Habibie meyakini pemakzulan dapat berdampak luar biasa bagi pembangunan Indonesia. Setidaknya, indikator ekonomi bakal langsung terpukul. Belum lagi, tambahnya, beban politik yang ditanggung rakyat Indonesia bakal lebih besar. Pemakzulan dapat menciptakan ketidakseimbangan pemerintahan. Itu sama saja dengan menghambat laju pembangunan. ''Saya lebih cocok menyelesaikan masalah itu secara bijak,'' tutur penyandang tiga gelar doktor honoris causa tersebut.
Habibie minta Mahkamah Konstitusi (MK) dapat lebih optimal membahas perkara itu. Kesalahan dalam putusan pemakzulan akan langsung mendapatkan respons luar biasa. Akibatnya pun bakal semakin sulit bagi Indonesia.
''Negara kita adalah negara hukum, harus sesuai dengan UUD 1945. Jangan sampai sedikit-sedikit impeachment. Bagaimana nanti jadinya negara ini,'' tegas mantan menteri negara riset dan teknologi (Menristek) serta wakil presiden pada era pemerintahan Presiden Soeharto tersebut. ''Serahkan saja kepada ahlinya, Mahkamah Konstitusi,'' lanjutnya.
Mantan ketua umum Ikatan Cendekiawan Muslim Indonesia (ICMI) tersebut berharap semua pelaku kebijakan dapat mengelola sumber daya Indonesia yang sudah maju secara baik. Beberapa indikator kemajuan yang sudah diraih tidak boleh rusak hanya karena kebijakan yang salah.
Habibie mendapat gelar doktor honoris causa dari UI dalam bidang filsafat teknologi. Penganugerahan dilakukan bersamaan dengan wisuda UI 2010. Hadir dalam acara tersebut para guru besar maupun civitas akademika UI, mantan Men BUMN Sofyan Djalil, anggota Wantimpres (Dewan Pertimbangan Presiden) yang baru dilantik Prof Dr Emil Salim, dan Ny Hasri Ainun Habibie.
Saat memberikan sambutan atas penganugerahan gelar itu, Habibie menyatakan sangat menghormati dan mengagumi dua perempuan. Anugerah gelar dari UI tersebut diakuinya tak lepas dari peran ibundanya, R.A. Tuti Marini Puspowardojo, dan istrinya.
''Di balik seorang tokoh, selalu tersembunyi peran dua perempuan, yaitu ibu dan istri,'' tutur Habibie.

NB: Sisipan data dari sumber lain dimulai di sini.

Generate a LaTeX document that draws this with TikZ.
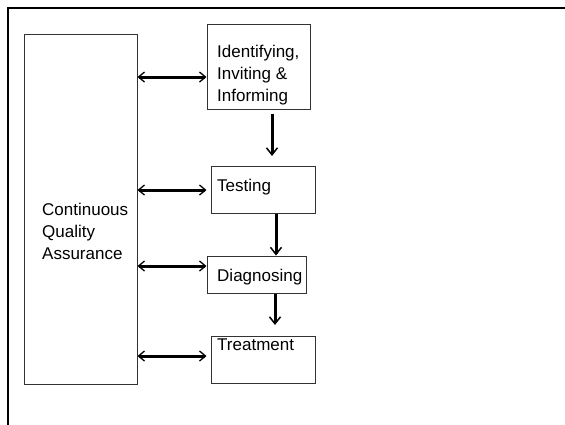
\documentclass[tikz,border=0pt]{standalone}
\usepackage{fontspec}
\setmainfont{Liberation Sans}
\usetikzlibrary{arrows.meta}
\begin{document}
\begin{tikzpicture}[x=1pt,y=-1pt,
  box/.style={draw=black!80,line width=1pt,inner sep=0pt},
  lbl/.style={anchor=west,align=left,inner sep=0pt,font=\fontsize{17}{22}\selectfont},
  biarrow/.style={line width=3pt,{Straight Barb[length=6pt,width=10pt,line width=1.3pt]}-{Straight Barb[length=6pt,width=10pt,line width=1.3pt]}},
  downarrow/.style={line width=3pt,-{Straight Barb[length=7pt,width=11pt,line width=1.5pt]}}]
\useasboundingbox (0,0) rectangle (565,424);
% outer frame (left and top edges)
\coordinate (fl) at (8,430);
\coordinate (fc) at (8,8);
\coordinate (fr) at (570,8);
\draw[line width=2.5pt] (fl) -- (fc) -- (fr);
% boxes
\node[box,minimum width=113pt,minimum height=350pt] (cqa) at (80.5,209) {};
\node[box,minimum width=103pt,minimum height=85pt] (ident) at (258.5,66.5) {};
\node[box,minimum width=104pt,minimum height=47pt] (test) at (263,189.5) {};
\node[box,minimum width=99pt,minimum height=37pt] (diag) at (256.5,274.5) {};
\node[box,minimum width=104pt,minimum height=47pt] (treat) at (263,359.5) {};
% labels
\node[lbl] (tcqa) at (42,231) {Continuous\\Quality\\Assurance};
\node[lbl] (tident) at (217,75) {Identifying,\\Inviting \&\\Informing};
\node[lbl] (ttest) at (217,187) {Testing};
\node[lbl] (tdiag) at (217,277) {Diagnosing};
\node[lbl] (ttreat) at (217,345) {Treatment};
% double arrows
\draw[biarrow] (cqa.east |- 0,77) -- (ident.west |- 0,77);
\draw[biarrow] (cqa.east |- 0,190) -- (ident.west |- 0,190);
\draw[biarrow] (cqa.east |- 0,266) -- (ident.west |- 0,266);
\draw[biarrow] (cqa.east |- 0,356) -- (ident.west |- 0,356);
% down arrows
\coordinate (a1s) at (272,114);
\coordinate (a1e) at (272,156);
\draw[downarrow] (a1s) -- (a1e);
\draw[downarrow] (test.south -| 276,0) -- (diag.north -| 276,0);
\coordinate (a3e) at (275,325);
\draw[downarrow] (diag.south -| 275,0) -- (a3e);
\end{tikzpicture}
\end{document}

Tepuk tangan membahana saat Habibie menyatakan kalimat yang bermakna dalam tersebut.
Doktor konstruksi pesawat terbang lulusan Jerman itu menyatakan menerima gelar tersebut atas nama ayah dan ibunya. ''Secara pribadi, saya menerima pengharaan ini atas nama ayah saya, almarhum Alwi Abdul Jalil Habibie, dan almarhumah ibu saya, R.A. Tuti Marini Puspowardojo, yang telah membekali proses pembudayaan sejak kecil dan menanamkan nilai-nilai kejuangan dalam ilmu pengetahuan dan teknologi,'' papar Habibie.
Tokoh yang dikenal dengan pemikiran ekonomi makro Habibienomics itu juga mempersembahkan gelar tersebut kepada keluarga dan istrinya. ''Saya juga menerima penghargaan ini atas nama keluarga, anak-anak, dan cucu-cucu saya. Khususnya, istri saya yang terus mendampingi dengan tulus dan ikhlas sehingga saya menjadi hamba Allah seperti sekarang ini,'' ucap bapak dua anak tersebut.
Habibie juga menyadari penghormatan atas gelar tersebut bukan hanya untuk dirinya pribadi. ''(Gelar) ini juga untuk anak-anak intelektual saya dan para cendekiawan yang berkhidmat dalam riset, serta ilmu pengetahuan dan teknologi atas kesungguhan dan dedikasinya,'' tegasnya.
Berdasar catatan akademiknya. Habibie meraih tiga gelar doktor honoris causa. Gelar pertama dalam bidang ilmu pengetahuan alam diraih dari Institute of Technology, Inggris, pada 11 Juni 1993. Lalu, gelar doktor honoris causa kedua diterima dari Chungbuk National Unirversity, Korsel, pada 13 Maret 2001 dalam bidang administrasi publik.